The caves in question are called "blue holes," so-named because from the air, their entrances appear circular in shape, with different shades of blue water in and around them. There are estimated to be more than 1,000 such caves in the Bahamas, the greatest concentration of blue holes in the world.
"It's really incredible to be swimming down a passage that no one has ever been in before, to experience that thrill of discovery," said researcher Tom Iliffe, a marine biologist at Texas A&M University at Galveston. "At the bottom of a cave, there's no telling what might be around the next corner."
Iliffe and his colleagues examined three inland blue holes in the Bahamas. They discovered that layers of bacteria exist in all three, but each of these water-filled sinkholes had significantly different microbes living in them from the others.
"We're finding new forms of life that are totally unknown elsewhere on Earth," Iliffe told OurAmazingPlanet.
Blue hole bacteria
Within each blue hole, the microbes the researchers found varied depending on the depth, owing to how the water in them was separated into distinct fresh- and saltwater layers as well as oxygen-poor or virtually completely oxygen-depleted layers. The blue holes also varied from each other due to differences such as food sources.
"We examined two caves on Abaco Island and one on Andros Island," Iliffe said. "One on Abaco, at a depth of about 100 feet, had sheets of bacteria that were attached to the walls of the caves, almost one inch thick. Another cave on the same island had bacteria living within poisonous clouds of hydrogen sulfide at the boundary between fresh- and saltwater.

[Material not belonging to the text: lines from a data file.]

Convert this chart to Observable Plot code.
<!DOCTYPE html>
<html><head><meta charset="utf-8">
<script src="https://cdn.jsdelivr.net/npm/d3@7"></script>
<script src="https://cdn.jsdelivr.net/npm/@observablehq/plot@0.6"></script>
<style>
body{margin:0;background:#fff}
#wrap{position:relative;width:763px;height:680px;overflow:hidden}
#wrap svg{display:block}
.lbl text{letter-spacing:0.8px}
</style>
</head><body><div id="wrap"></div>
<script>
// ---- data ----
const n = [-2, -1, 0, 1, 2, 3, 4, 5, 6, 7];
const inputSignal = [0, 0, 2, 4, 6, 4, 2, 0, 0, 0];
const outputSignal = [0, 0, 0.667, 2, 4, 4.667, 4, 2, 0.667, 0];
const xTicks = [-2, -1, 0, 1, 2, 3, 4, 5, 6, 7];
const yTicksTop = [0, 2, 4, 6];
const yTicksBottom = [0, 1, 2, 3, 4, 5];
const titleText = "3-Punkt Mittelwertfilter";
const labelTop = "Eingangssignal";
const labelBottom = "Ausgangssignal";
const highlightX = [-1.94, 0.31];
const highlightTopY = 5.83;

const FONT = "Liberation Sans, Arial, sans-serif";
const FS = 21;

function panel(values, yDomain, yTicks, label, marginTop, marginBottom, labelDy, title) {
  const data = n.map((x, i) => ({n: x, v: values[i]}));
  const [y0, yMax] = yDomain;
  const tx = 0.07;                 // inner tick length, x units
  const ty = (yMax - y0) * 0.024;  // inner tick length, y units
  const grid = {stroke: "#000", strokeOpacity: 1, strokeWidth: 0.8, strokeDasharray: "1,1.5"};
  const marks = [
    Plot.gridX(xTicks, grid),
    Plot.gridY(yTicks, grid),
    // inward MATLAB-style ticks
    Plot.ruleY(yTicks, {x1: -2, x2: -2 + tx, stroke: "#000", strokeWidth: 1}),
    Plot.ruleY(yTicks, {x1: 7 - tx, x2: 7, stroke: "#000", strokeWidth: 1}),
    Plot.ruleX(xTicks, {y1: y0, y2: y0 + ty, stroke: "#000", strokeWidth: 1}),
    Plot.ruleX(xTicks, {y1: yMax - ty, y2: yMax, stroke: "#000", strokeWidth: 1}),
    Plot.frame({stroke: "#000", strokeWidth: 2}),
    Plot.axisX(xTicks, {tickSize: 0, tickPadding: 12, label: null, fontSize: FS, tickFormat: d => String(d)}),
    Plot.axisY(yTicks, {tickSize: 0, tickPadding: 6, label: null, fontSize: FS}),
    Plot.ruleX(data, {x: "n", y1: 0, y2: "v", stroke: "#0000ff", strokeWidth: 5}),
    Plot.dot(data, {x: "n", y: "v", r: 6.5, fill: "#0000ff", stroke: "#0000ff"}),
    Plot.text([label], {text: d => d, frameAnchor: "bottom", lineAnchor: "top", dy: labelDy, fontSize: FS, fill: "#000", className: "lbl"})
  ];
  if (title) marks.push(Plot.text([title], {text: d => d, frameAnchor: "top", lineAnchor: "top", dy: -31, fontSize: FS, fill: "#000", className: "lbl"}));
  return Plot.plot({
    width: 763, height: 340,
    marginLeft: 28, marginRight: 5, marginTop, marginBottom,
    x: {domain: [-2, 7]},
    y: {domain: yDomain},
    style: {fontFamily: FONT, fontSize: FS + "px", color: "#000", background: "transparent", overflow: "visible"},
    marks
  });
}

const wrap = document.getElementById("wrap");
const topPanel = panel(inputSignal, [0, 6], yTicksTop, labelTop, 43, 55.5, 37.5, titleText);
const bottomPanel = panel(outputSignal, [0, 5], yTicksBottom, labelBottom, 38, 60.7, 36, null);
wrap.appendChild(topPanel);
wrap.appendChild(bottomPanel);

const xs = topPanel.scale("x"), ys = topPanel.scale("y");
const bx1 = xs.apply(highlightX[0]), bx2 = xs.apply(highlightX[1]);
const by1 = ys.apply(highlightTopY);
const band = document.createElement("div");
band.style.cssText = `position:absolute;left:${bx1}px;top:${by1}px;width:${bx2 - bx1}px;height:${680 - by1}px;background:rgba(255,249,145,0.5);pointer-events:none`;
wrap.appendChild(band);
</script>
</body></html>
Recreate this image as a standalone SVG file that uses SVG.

These caves had different forms of bacteria, with the types and density changing as the light source from above grew dimmer and dimmer."

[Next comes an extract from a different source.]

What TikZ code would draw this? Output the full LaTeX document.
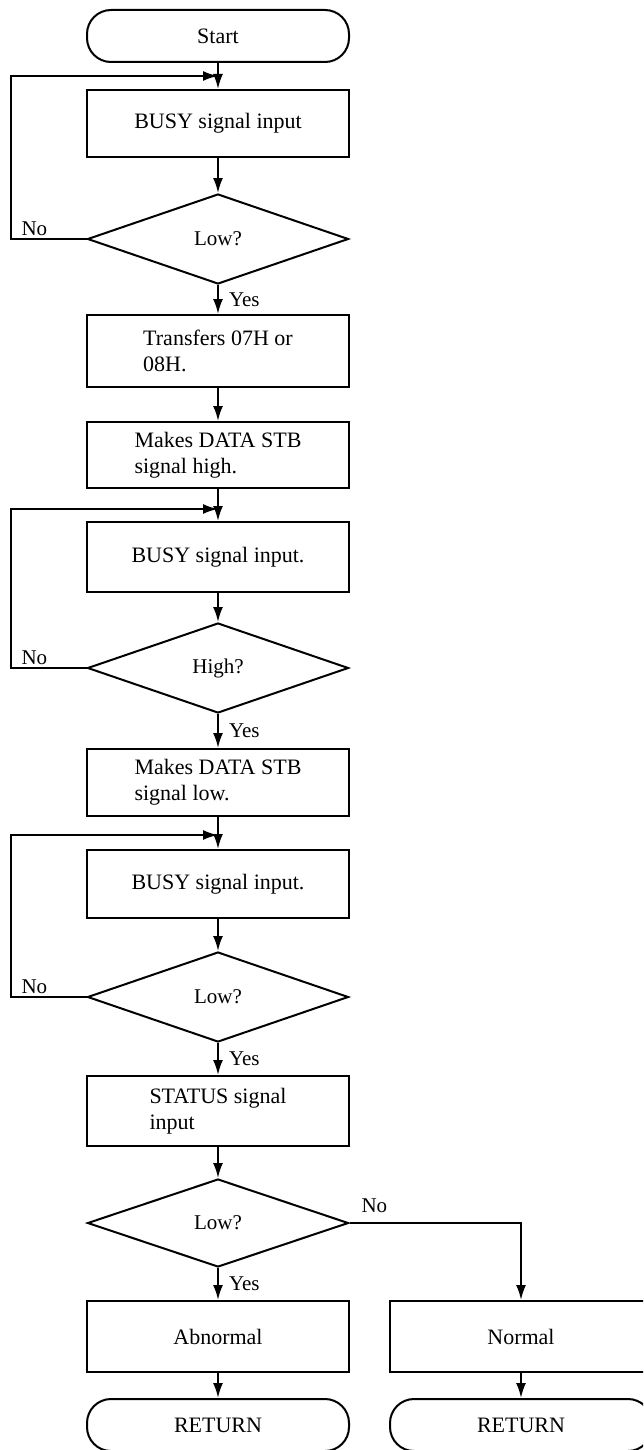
\documentclass[tikz,border=0pt]{standalone}
\usepackage{fontspec}
\setmainfont{Liberation Serif}
\usetikzlibrary{arrows.meta,shapes.geometric}

\begin{document}
\begin{tikzpicture}[x=1pt, y=-1pt, line width=2pt, >={Latex[length=15pt,width=10pt]},
  every node/.style={font=\fontsize{22}{26}\selectfont},
  procbox/.style={draw, rectangle, minimum width=262pt, align=left, inner sep=0pt},
  termbox/.style={draw, rectangle, rounded corners=24pt, minimum width=262pt, minimum height=52pt, inner sep=0pt},
  decbox/.style={draw, diamond, minimum width=261pt, minimum height=90pt, inner sep=0pt, font=\fontsize{21}{25}\selectfont},
  lbl/.style={font=\fontsize{21}{25}\selectfont, inner sep=2pt}]
  \def\cx{218}
  \clip (0,0) rectangle (643,1450);
  % main column
  \node[termbox] (start) at (\cx,36) {Start};
  \node[procbox, minimum height=67pt] (busyA) at (\cx,123.5) {BUSY signal input};
  \node[decbox] (lowA) at (\cx,239) {Low?};
  \node[procbox, minimum height=72pt] (xfer) at (\cx,351) {Transfers 07H or\\08H.};
  \node[procbox, minimum height=66pt] (stbHigh) at (\cx,455) {Makes DATA STB\\signal high.};
  \node[procbox, minimum height=70pt] (busyB) at (\cx,557) {BUSY signal input.};
  \node[decbox] (highQ) at (\cx,668) {High?};
  \node[procbox, minimum height=67pt] (stbLow) at (\cx,782.5) {Makes DATA STB\\signal low.};
  \node[procbox, minimum height=68pt] (busyC) at (\cx,884) {BUSY signal input.};
  \node[decbox] (lowB) at (\cx,997) {Low?};
  \node[procbox, minimum height=70pt] (status) at (\cx,1111) {STATUS signal\\input};
  \node[decbox, minimum height=88pt] (lowC) at (\cx,1223) {Low?};
  \node[procbox, minimum height=71pt] (abnormal) at (\cx,1336.5) {Abnormal};
  \node[termbox] (retA) at (\cx,1425) {RETURN};
  % right branch
  \node[procbox, minimum height=71pt] (normal) at (521,1336.5) {Normal};
  \node[termbox] (retB) at (521,1425) {RETURN};
  % loop joints
  \coordinate (jA) at (\cx,76);
  \coordinate (jB) at (\cx,509);
  \coordinate (jC) at (\cx,835);

  \draw[->] (start) -- (busyA);
  \draw[->] (busyA) -- (lowA);
  \draw[->] (lowA.west) -- ++(-76,0) node[lbl, anchor=south west, xshift=8pt]{No} |- (jA);
  \draw[->] (lowA) -- node[lbl, right, xshift=8pt]{Yes} (xfer);
  \draw[->] (xfer) -- (stbHigh);
  \draw[->] (stbHigh) -- (busyB);
  \draw[->] (busyB) -- (highQ);
  \draw[->] (highQ.west) -- ++(-76,0) node[lbl, anchor=south west, xshift=8pt]{No} |- (jB);
  \draw[->] (highQ) -- node[lbl, right, xshift=8pt]{Yes} (stbLow);
  \draw[->] (stbLow) -- (busyC);
  \draw[->] (busyC) -- (lowB);
  \draw[->] (lowB.west) -- ++(-76,0) node[lbl, anchor=south west, xshift=8pt]{No} |- (jC);
  \draw[->] (lowB) -- node[lbl, right, xshift=8pt]{Yes} (status);
  \draw[->] (status) -- (lowC);
  \draw[->] (lowC) -- node[lbl, right, xshift=8pt]{Yes} (abnormal);
  \draw[->] (lowC.east) node[lbl, anchor=south west, xshift=9pt, yshift=7pt]{No} -| (normal);
  \draw[->] (abnormal) -- (retA);
  \draw[->] (normal) -- (retB);
\end{tikzpicture}
\end{document}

"In the cave on Andros, we expected to find something similar, but the hydrogen sulfide layer there contained different types of bacteria," Iliffe added. "It shows that the caves tend to have life forms that adapt to that particular habitat, and we found that some types of the bacteria could live in environments where no other forms of life could survive. This research shows how these bacteria have evolved over millions of years and have found a way to live under these extreme conditions." [ Harshest Environments on Earth ]
The fact that each cave has different conditions from the others and thus a different palette of life helps scientists analyze the diverse routes life might have taken on Earth, given slight tweaks in their initial brews.

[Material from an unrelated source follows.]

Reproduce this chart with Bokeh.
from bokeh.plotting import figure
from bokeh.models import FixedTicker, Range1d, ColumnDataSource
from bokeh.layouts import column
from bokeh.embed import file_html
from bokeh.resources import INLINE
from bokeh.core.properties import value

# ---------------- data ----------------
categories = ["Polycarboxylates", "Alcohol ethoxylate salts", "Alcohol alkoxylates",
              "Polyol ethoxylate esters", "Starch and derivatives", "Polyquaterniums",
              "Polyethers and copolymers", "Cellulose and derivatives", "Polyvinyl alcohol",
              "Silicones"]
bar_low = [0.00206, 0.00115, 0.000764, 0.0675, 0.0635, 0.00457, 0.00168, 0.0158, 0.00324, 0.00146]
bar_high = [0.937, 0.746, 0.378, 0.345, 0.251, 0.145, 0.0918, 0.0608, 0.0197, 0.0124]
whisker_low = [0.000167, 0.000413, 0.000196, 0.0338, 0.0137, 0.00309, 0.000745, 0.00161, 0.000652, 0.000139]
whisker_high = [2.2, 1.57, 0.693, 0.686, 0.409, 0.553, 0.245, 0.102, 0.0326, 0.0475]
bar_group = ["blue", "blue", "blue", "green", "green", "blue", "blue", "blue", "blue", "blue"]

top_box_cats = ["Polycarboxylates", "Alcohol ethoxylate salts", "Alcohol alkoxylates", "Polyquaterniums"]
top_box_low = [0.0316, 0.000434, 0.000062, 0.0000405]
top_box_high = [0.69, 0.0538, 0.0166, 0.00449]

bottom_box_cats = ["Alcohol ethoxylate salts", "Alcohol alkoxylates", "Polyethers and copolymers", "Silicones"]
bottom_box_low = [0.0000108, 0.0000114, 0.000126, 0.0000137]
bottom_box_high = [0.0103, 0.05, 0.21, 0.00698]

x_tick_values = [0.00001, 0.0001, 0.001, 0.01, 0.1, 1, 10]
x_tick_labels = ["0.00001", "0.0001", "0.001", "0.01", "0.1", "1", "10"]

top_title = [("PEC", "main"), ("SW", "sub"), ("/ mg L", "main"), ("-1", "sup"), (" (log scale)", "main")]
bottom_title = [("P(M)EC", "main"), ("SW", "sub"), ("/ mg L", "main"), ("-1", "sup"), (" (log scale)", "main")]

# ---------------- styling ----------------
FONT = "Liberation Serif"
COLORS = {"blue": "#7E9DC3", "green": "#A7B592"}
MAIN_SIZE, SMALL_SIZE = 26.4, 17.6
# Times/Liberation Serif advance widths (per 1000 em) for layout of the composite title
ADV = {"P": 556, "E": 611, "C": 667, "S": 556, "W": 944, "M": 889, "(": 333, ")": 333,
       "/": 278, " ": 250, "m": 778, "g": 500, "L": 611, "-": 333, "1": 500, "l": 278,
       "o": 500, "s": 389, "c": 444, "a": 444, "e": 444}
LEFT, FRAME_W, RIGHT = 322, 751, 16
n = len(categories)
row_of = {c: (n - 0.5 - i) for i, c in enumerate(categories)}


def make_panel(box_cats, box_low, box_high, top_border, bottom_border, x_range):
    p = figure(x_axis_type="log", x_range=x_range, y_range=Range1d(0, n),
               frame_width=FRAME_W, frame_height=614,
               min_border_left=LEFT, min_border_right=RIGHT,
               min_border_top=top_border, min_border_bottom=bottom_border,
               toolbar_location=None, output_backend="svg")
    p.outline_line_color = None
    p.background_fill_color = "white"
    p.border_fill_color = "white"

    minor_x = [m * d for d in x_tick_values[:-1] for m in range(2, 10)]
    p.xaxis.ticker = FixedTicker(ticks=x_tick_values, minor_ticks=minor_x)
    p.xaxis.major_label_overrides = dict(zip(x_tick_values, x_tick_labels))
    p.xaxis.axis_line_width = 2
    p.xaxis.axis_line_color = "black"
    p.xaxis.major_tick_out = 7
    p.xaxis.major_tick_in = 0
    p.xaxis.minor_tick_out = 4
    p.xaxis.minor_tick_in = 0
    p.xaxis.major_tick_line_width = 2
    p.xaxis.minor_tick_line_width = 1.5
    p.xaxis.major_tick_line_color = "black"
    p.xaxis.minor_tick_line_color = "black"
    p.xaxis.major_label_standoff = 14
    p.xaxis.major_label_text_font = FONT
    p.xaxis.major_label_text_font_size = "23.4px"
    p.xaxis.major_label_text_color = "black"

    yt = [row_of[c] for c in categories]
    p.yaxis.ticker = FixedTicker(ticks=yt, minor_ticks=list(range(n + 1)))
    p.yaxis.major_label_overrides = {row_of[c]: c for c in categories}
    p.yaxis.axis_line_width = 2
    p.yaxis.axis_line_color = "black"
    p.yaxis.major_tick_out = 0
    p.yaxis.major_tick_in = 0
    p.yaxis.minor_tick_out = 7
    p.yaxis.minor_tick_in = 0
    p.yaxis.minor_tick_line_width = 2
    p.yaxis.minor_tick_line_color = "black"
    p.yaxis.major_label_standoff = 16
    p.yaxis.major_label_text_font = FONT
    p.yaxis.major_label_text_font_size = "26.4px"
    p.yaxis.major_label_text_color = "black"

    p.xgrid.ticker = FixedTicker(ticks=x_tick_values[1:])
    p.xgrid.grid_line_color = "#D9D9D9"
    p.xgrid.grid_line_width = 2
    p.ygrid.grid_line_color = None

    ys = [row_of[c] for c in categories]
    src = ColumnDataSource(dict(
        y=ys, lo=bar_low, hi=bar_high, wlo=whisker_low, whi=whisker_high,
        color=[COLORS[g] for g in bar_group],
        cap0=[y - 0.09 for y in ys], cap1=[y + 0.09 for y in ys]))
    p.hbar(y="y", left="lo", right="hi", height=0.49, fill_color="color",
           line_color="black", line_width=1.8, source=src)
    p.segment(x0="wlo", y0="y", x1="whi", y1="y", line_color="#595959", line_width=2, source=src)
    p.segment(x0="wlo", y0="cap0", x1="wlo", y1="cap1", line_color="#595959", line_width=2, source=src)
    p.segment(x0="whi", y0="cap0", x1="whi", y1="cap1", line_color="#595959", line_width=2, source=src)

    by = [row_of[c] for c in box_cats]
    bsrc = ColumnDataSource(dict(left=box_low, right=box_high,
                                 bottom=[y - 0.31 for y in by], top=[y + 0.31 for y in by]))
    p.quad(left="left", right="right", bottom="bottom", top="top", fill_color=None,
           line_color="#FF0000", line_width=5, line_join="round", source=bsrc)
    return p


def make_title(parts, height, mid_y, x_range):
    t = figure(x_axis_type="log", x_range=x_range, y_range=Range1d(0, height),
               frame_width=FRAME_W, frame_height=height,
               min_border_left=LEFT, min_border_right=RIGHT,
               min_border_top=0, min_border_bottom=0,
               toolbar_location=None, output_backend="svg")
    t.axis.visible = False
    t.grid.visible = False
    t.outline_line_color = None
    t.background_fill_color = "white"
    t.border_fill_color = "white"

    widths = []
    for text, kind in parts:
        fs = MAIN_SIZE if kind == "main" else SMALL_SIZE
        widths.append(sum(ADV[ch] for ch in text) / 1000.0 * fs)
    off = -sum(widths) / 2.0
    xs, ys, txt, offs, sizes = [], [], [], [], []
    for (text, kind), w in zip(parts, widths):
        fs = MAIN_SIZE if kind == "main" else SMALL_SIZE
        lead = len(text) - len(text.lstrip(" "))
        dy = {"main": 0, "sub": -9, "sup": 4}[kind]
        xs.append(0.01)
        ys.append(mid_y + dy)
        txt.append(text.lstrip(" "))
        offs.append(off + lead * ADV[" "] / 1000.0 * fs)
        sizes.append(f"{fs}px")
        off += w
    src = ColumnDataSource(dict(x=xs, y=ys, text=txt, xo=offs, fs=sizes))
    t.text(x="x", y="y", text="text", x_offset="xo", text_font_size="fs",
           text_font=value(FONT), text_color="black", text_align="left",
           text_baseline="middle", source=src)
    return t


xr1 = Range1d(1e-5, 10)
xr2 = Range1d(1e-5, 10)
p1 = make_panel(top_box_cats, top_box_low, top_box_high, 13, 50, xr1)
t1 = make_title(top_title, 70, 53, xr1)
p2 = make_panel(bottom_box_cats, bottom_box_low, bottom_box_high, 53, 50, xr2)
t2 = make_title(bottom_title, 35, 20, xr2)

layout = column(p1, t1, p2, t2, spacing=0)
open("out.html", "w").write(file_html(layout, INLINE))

"These bacterial forms of life may be similar to microbes that existed on early Earth and thus provide a glimpse of how life evolved on this planet," Iliffe explained. "These caves are natural laboratories where we can study life existing under conditions analogous to what was present many millions of years ago."
Specifically, "these caves have no light and therefore no photosynthetic production of oxygen, which means the dissolved oxygen levels are either low or nonexistent, similar to the environments that probably existed on the early Earth," Iliffe said.
These findings might also shed light on how life might have developed on distant planets and moons.
"As far as we know, no surface waters currently exist anywhere else in our solar system, but there might be water beneath the surface, say on Mars or moons like Europa," Iliffe said. "These are areas of total darkness, and so the caves on Earth we are exploring might be similar."
More known about the moon
There are tens of thousands of underwater caves scattered around the world, but less than 5 percent of these have ever been explored and scientifically investigated, Iliffe said.
"We know more about the far side of the moon than we do about these caves right here on Earth," Iliffe said. "There is no telling what remains to be discovered in the many thousands of caves that no one has ever entered. If life exists elsewhere in our solar system, it most likely would be found in water-filled subterranean environments, perhaps equivalent to those we are studying in the Bahamas."
Iliffe, along with Brett Gonzalez and their colleagues, detailed their findings in the November issue of the journal Hydrobiologia.